Dataset content.
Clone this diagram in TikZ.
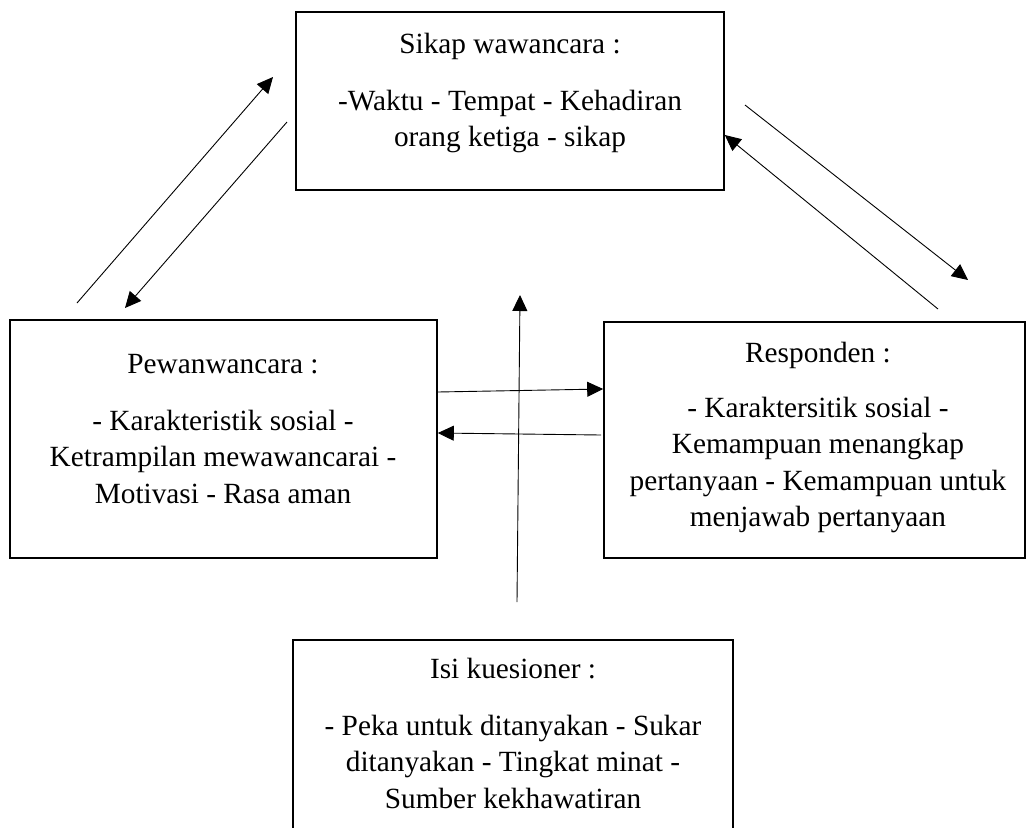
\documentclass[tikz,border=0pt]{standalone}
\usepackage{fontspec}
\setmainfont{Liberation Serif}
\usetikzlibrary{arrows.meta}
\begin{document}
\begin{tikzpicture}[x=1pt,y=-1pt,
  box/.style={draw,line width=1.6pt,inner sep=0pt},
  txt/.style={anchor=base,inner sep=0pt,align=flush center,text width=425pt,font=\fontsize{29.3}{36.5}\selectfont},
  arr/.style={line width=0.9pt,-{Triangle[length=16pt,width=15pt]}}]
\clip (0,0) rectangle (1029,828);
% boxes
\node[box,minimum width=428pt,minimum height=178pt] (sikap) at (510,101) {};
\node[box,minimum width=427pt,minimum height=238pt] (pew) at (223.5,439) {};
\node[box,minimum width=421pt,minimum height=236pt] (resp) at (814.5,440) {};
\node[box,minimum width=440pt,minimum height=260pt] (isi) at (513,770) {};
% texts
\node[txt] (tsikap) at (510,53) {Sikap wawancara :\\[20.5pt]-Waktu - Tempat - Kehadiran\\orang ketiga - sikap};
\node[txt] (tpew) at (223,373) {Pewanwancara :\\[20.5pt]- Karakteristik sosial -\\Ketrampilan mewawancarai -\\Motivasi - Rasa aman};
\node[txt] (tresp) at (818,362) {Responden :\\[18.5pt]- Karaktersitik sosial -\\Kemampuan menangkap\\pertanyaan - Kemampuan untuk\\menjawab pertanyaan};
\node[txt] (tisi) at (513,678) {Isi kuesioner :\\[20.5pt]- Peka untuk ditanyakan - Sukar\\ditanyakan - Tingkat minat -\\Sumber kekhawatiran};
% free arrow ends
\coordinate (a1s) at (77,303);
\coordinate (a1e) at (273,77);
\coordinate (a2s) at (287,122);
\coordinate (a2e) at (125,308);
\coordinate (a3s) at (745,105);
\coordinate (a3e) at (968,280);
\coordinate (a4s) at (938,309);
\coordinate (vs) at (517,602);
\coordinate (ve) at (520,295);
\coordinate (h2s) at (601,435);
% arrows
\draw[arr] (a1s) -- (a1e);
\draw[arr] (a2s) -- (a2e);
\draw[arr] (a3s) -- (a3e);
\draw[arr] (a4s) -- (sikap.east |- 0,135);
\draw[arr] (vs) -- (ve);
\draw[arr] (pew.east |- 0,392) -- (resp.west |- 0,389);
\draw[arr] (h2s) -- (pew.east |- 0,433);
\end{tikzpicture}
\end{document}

What needs to be done. Your copy of the data above should match it exactly, except that pictures are left out.

Solution for this task.
Clone this diagram in TikZ.
\documentclass[tikz,border=0pt]{standalone}
\usepackage{fontspec}
\setmainfont{Liberation Serif}
\usetikzlibrary{arrows.meta}
\begin{document}
\begin{tikzpicture}[x=1pt,y=-1pt,
  box/.style={draw,line width=1.6pt,inner sep=0pt},
  txt/.style={anchor=base,inner sep=0pt,align=flush center,text width=425pt,font=\fontsize{29.3}{36.5}\selectfont},
  arr/.style={line width=0.9pt,-{Triangle[length=16pt,width=15pt]}}]
\clip (0,0) rectangle (1029,828);
% boxes
\node[box,minimum width=428pt,minimum height=178pt] (sikap) at (510,101) {};
\node[box,minimum width=427pt,minimum height=238pt] (pew) at (223.5,439) {};
\node[box,minimum width=421pt,minimum height=236pt] (resp) at (814.5,440) {};
\node[box,minimum width=440pt,minimum height=260pt] (isi) at (513,770) {};
% texts
\node[txt] (tsikap) at (510,53) {Sikap wawancara :\\[20.5pt]-Waktu - Tempat - Kehadiran\\orang ketiga - sikap};
\node[txt] (tpew) at (223,373) {Pewanwancara :\\[20.5pt]- Karakteristik sosial -\\Ketrampilan mewawancarai -\\Motivasi - Rasa aman};
\node[txt] (tresp) at (818,362) {Responden :\\[18.5pt]- Karaktersitik sosial -\\Kemampuan menangkap\\pertanyaan - Kemampuan untuk\\menjawab pertanyaan};
\node[txt] (tisi) at (513,678) {Isi kuesioner :\\[20.5pt]- Peka untuk ditanyakan - Sukar\\ditanyakan - Tingkat minat -\\Sumber kekhawatiran};
% free arrow ends
\coordinate (a1s) at (77,303);
\coordinate (a1e) at (273,77);
\coordinate (a2s) at (287,122);
\coordinate (a2e) at (125,308);
\coordinate (a3s) at (745,105);
\coordinate (a3e) at (968,280);
\coordinate (a4s) at (938,309);
\coordinate (vs) at (517,602);
\coordinate (ve) at (520,295);
\coordinate (h2s) at (601,435);
% arrows
\draw[arr] (a1s) -- (a1e);
\draw[arr] (a2s) -- (a2e);
\draw[arr] (a3s) -- (a3e);
\draw[arr] (a4s) -- (sikap.east |- 0,135);
\draw[arr] (vs) -- (ve);
\draw[arr] (pew.east |- 0,392) -- (resp.west |- 0,389);
\draw[arr] (h2s) -- (pew.east |- 0,433);
\end{tikzpicture}
\end{document}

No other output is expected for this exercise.